Permission denied in Postgres
You've granted CREATE
, CONNECT
, and TEMPORARY
privileges on the database to myuser
but you haven't granted SELECT
and INSERT
table privileges yet. You'll need something like:
GRANT ALL PRIVILEGES ON ALL TABLES IN SCHEMA public TO myuser;
In addition you need privileges on sequences if you have any serial columns or other column defaults drawing from sequences. Generally, the USAGE
privilege is be enough for INSERT
operations to work, but since you asked to "give all rights"
:
GRANT ALL PRIVILEGES ON ALL SEQUENCES IN SCHEMA public TO myuser;
Details on GRANT
in the manual.
Use the command supplied by @Gord for already existing objects.

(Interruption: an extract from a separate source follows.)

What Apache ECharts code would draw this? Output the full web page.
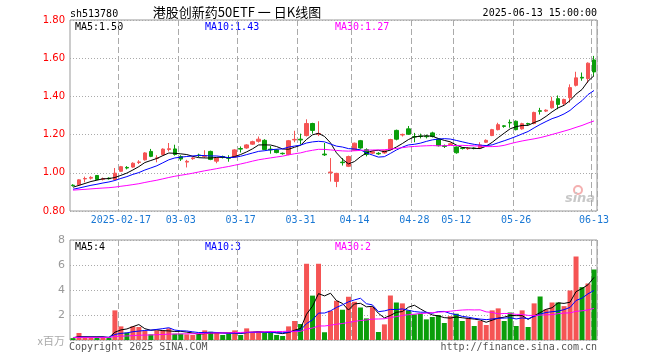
<!DOCTYPE html>
<html>
<head>
<meta charset="utf-8">
<script src="https://cdn.jsdelivr.net/npm/echarts@6/dist/echarts.min.js"></script>
<style>html,body{margin:0;padding:0;background:#fff}#c{width:660px;height:360px}</style>
</head>
<body>
<div id="c"></div>
<script>
// ---- data ----
const dates = ['02-05','02-06','02-07','02-10','02-11','02-12','02-13','02-14','02-17','02-18','02-19','02-20','02-21','02-24','02-25','02-26','02-27','02-28',
'03-03','03-04','03-05','03-06','03-07','03-10','03-11','03-12','03-13','03-14','03-17','03-18','03-19','03-20','03-21','03-24','03-25','03-26','03-27','03-28','03-31',
'04-01','04-02','04-03','04-07','04-08','04-09','04-10','04-11','04-14','04-15','04-16','04-17','04-18','04-21','04-22','04-23','04-24','04-25','04-28','04-29','04-30',
'05-06','05-07','05-08','05-09','05-12','05-13','05-14','05-15','05-16','05-19','05-20','05-21','05-22','05-23','05-26','05-27','05-28','05-29','05-30',
'06-03','06-04','06-05','06-06','06-09','06-10','06-11','06-12','06-13'];
const tickLabels = {'02-17':'2025-02-17','03-03':'03-03','03-17':'03-17','03-31':'03-31','04-14':'04-14','04-28':'04-28','05-12':'05-12','05-26':'05-26','06-13':'06-13'};
const opens  = [0.935,0.937,0.968,0.972,0.986,0.966,0.972,0.965,1.008,1.028,1.030,1.054,1.068,1.112,1.076,1.095,1.122,1.125,1.085,1.056,1.074,1.093,1.086,1.112,1.061,1.085,1.079,1.082,1.127,1.130,1.150,1.165,1.170,1.124,1.120,1.102,1.096,1.172,1.176,1.195,1.258,1.202,1.098,1.000,0.955,1.056,1.034,1.118,1.168,1.121,1.103,1.102,1.104,1.121,1.222,1.198,1.230,1.190,1.193,1.192,1.209,1.177,1.142,1.148,1.135,1.130,1.126,1.130,1.130,1.160,1.195,1.226,1.246,1.264,1.270,1.230,1.258,1.258,1.325,1.323,1.340,1.388,1.363,1.393,1.458,1.500,1.493,1.591];
const closes = [0.933,0.963,0.970,0.976,0.965,0.969,0.969,0.998,1.032,1.025,1.050,1.057,1.104,1.086,1.078,1.124,1.126,1.096,1.072,1.060,1.078,1.090,1.089,1.070,1.077,1.082,1.076,1.120,1.124,1.146,1.163,1.176,1.122,1.120,1.106,1.100,1.168,1.175,1.172,1.258,1.222,1.206,1.094,1.004,0.997,1.053,1.085,1.155,1.130,1.096,1.110,1.099,1.116,1.174,1.176,1.201,1.202,1.187,1.190,1.189,1.190,1.142,1.138,1.152,1.105,1.127,1.129,1.127,1.146,1.170,1.226,1.252,1.243,1.261,1.226,1.257,1.255,1.316,1.322,1.328,1.375,1.358,1.384,1.446,1.497,1.496,1.574,1.528];
const lows   = [0.928,0.935,0.950,0.965,0.962,0.960,0.965,0.962,1.005,1.018,1.026,1.046,1.064,1.082,1.055,1.090,1.112,1.090,1.062,1.028,1.068,1.082,1.078,1.066,1.050,1.075,1.058,1.078,1.106,1.126,1.146,1.158,1.118,1.100,1.102,1.095,1.092,1.160,1.148,1.190,1.205,1.192,1.088,0.954,0.925,1.038,1.030,1.115,1.126,1.086,1.098,1.094,1.100,1.118,1.170,1.190,1.198,1.160,1.180,1.180,1.185,1.138,1.130,1.145,1.100,1.122,1.120,1.123,1.126,1.156,1.192,1.222,1.236,1.236,1.222,1.226,1.248,1.254,1.305,1.318,1.336,1.333,1.355,1.367,1.452,1.482,1.470,1.507];
const highs  = [0.940,0.966,0.980,0.982,0.988,0.975,0.976,1.025,1.036,1.035,1.055,1.066,1.108,1.125,1.092,1.128,1.156,1.147,1.092,1.068,1.085,1.100,1.118,1.116,1.080,1.090,1.092,1.124,1.138,1.150,1.168,1.190,1.176,1.140,1.124,1.106,1.172,1.220,1.205,1.280,1.262,1.270,1.156,1.077,1.000,1.077,1.090,1.158,1.172,1.128,1.114,1.108,1.120,1.178,1.226,1.205,1.245,1.209,1.205,1.200,1.215,1.180,1.148,1.158,1.138,1.135,1.134,1.133,1.160,1.175,1.230,1.262,1.250,1.279,1.274,1.262,1.262,1.320,1.340,1.332,1.398,1.405,1.388,1.463,1.529,1.525,1.578,1.612];
const volumes = [0.15,0.56,0.19,0.18,0.20,0.17,0.20,2.37,1.09,0.59,1.09,1.04,0.72,0.45,0.77,0.77,0.93,0.50,0.50,0.45,0.40,0.45,0.77,0.66,0.56,0.40,0.50,0.77,0.40,0.93,0.59,0.66,0.59,0.59,0.40,0.32,1.09,1.52,1.28,6.10,3.55,6.10,0.62,2.34,3.14,2.42,3.46,3.06,2.60,1.73,2.63,0.64,1.25,3.56,3.00,2.93,2.37,2.05,2.10,1.65,1.84,2.00,1.36,1.91,2.10,1.52,1.73,1.12,1.52,1.20,2.37,2.53,1.52,2.20,1.12,2.37,1.04,2.93,3.48,2.45,3.00,3.00,2.71,3.96,6.68,4.23,4.52,5.64];
// closes / volumes before the visible window, estimated from where the MA lines start
const priorCloses = [0.905,0.910,0.902,0.898,0.906,0.912,0.908,0.900,0.904,0.911,0.915,0.909,0.903,0.907,0.913,0.910,0.905,0.908,0.912,0.906,0.900,0.898,0.905,0.910,0.903,0.915,0.920,0.925,0.930];
const priorVolumes = [0.22,0.18,0.25,0.20,0.16,0.21,0.19,0.24,0.17,0.20,0.23,0.18,0.20,0.15,0.22,0.19,0.21,0.17,0.20,0.24,0.18,0.20,0.16,0.22,0.19,0.20,0.18,0.21,0.20];
const priceMaLabels = ['MA5:1.50','MA10:1.43','MA30:1.27'];
const volMaLabels = ['MA5:4','MA10:3','MA30:2'];
const headerCode = 'sh513780';
const headerTitle = '港股创新药50ETF 一 日K线图';
const headerTime = '2025-06-13 15:00:00';

// ---- derived ----
const UP = '#f55454', DOWN = '#0a9e0a';
function ma(prior, vals, n) {
  const all = prior.concat(vals), off = prior.length, out = [];
  for (let i = 0; i < vals.length; i++) {
    let s = 0, c = 0;
    for (let k = i + off - n + 1; k <= i + off; k++) { if (k >= 0) { s += all[k]; c++; } }
    out.push(+(s / c).toFixed(4));
  }
  return out;
}
const kData = dates.map((d, i) => [opens[i], closes[i], lows[i], highs[i]]);
const volData = volumes.map((v, i) => ({ value: v, itemStyle: { color: closes[i] >= opens[i] ? UP : DOWN } }));
const labelIdx = new Set(dates.map((d, i) => tickLabels[d] ? i : -1).filter(i => i >= 0));
const MONO = 'DejaVu Sans Mono';

const chart = echarts.init(document.getElementById('c'), null, { renderer: 'canvas' });
const splitV = { show: true, interval: (i) => labelIdx.has(i), lineStyle: { color: '#aaa', type: [6, 3], width: 1 } };
const dotH = { show: true, lineStyle: { color: '#aaa', type: [1, 2], width: 1 } };
function lineS(name, data, color, xi) {
  return { name, type: 'line', data, xAxisIndex: xi, yAxisIndex: xi, symbol: 'none', smooth: false,
    lineStyle: { color, width: 1 }, z: 5, silent: true };
}
const txt = (x, y, text, color, align, font) => ({ type: 'text', x, y, style: { text, fill: color, align: align || 'left', verticalAlign: 'middle', font: font || ('10px ' + MONO) } });

chart.setOption({
  animation: false,
  backgroundColor: '#fff',
  grid: [
    { left: 70, top: 20, width: 527, height: 191, show: true, borderColor: '#999', borderWidth: 1 },
    { left: 70, top: 240, width: 527, height: 100, show: true, borderColor: '#999', borderWidth: 1 }
  ],
  xAxis: [
    { type: 'category', gridIndex: 0, data: dates, boundaryGap: true,
      axisLine: { show: false }, axisTick: { show: false },
      axisLabel: { interval: (i) => labelIdx.has(i), formatter: (v) => tickLabels[v] || '', color: '#1a78d4', fontFamily: MONO, fontSize: 10, margin: 4 },
      splitLine: splitV },
    { type: 'category', gridIndex: 1, data: dates, boundaryGap: true,
      axisLine: { show: false }, axisTick: { show: false }, axisLabel: { show: false },
      splitLine: splitV }
  ],
  yAxis: [
    { type: 'value', gridIndex: 0, min: 0.8, max: 1.8, interval: 0.2,
      axisLine: { show: false }, axisTick: { show: false },
      axisLabel: { color: '#f00', fontFamily: 'DejaVu Sans', fontSize: 10, margin: 5, formatter: (v) => v.toFixed(2) },
      splitLine: dotH },
    { type: 'value', gridIndex: 1, min: 0, max: 8, interval: 2,
      axisLine: { show: false }, axisTick: { show: false },
      axisLabel: { color: '#999', fontFamily: 'DejaVu Sans', fontSize: 11, margin: 5, formatter: (v) => v === 0 ? '' : String(v) },
      splitLine: dotH }
  ],
  series: [
    { type: 'candlestick', xAxisIndex: 0, yAxisIndex: 0, data: kData, barWidth: 4,
      itemStyle: { color: UP, color0: DOWN, borderColor: UP, borderColor0: DOWN, borderWidth: 1 }, z: 3 },
    lineS('MA5', ma(priorCloses, closes, 5), '#000', 0),
    lineS('MA10', ma(priorCloses, closes, 10), '#0000ff', 0),
    lineS('MA30', ma(priorCloses, closes, 30), '#ff00ff', 0),
    { type: 'bar', xAxisIndex: 1, yAxisIndex: 1, data: volData, barWidth: 5, z: 3 },
    lineS('VMA5', ma(priorVolumes, volumes, 5), '#000', 1),
    lineS('VMA10', ma(priorVolumes, volumes, 10), '#0000ff', 1),
    lineS('VMA30', ma(priorVolumes, volumes, 30), '#ff00ff', 1)
  ],
  graphic: [
    txt(70, 14, headerCode, '#000'),
    txt(237, 12, headerTitle, '#000', 'center', '13px "Noto Sans CJK SC"'),
    txt(597, 13, headerTime, '#000', 'right'),
    txt(75, 27, priceMaLabels[0], '#000'),
    txt(205, 27, priceMaLabels[1], '#0000ff'),
    txt(335, 27, priceMaLabels[2], '#ff00ff'),
    txt(75, 247, volMaLabels[0], '#000'),
    txt(205, 247, volMaLabels[1], '#0000ff'),
    txt(335, 247, volMaLabels[2], '#ff00ff'),
    txt(65, 341, 'x百万', '#aaa', 'right', '11px "Noto Sans CJK SC"'),
    txt(69, 347, 'Copyright 2025 SINA.COM', '#555'),
    txt(597, 347, 'http://finance.sina.com.cn', '#555', 'right'),
    { type: 'circle', shape: { cx: 578, cy: 190, r: 4 }, style: { fill: 'none', stroke: '#f4b0b0', lineWidth: 2 }, silent: true },
    txt(580, 199, 'sina', '#c8c8c8', 'center', 'italic bold 13px "DejaVu Sans"')
  ]
});
</script>
</body>
</html>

You will probably want to grant DEFAULT PRIVILEGES
, too. So your user myuser
can access future objects automatically, too.
Can be done per schema:
ALTER DEFAULT PRIVILEGES IN SCHEMA public GRANT ALL ON TABLES TO myuser;
If you omit the schema, it applies to the whole database:
ALTER DEFAULT PRIVILEGES GRANT ALL ON TABLES TO myuser;
Only applies to objects created by the role specified (defaulting to the role that executes this command):
ALTER DEFAULT PRIVILEGES FOR ROLE administrator GRANT IN SCHEMA public ... ;
Available since PostgreSQL 9.0.
Don't forget to GRANT
privileges on SEQUENCES
in addition if you have any. (For instance as source for default values in a serial column.)
While the other answers to this question are correct, allow me to propose another option. When a database is restored, you may be able to control the user the database is restored as. I am unsure about the specifics of how to do this with pgAdmin3, but the pg_dump and pg_restore utilities include specific options to allow this to be done.
If you use pg_dump --no-owner
then the dump file will not include any ownership restoration. When you restore a dump created using --no-owner
, the user you used to do the restore will own all of the objects. If you have a custom-format dump file and are using pg_restore, you can use the --no-owner
option with pg_restore to have it skip over any ownership restoration when restoring the database.
Note that this will require the user doing the restore to have the necessary rights on the database to create the objects which exist in the dump file. Generally speaking, granting "CREATE" at the database level to the user doing the restore will be sufficient.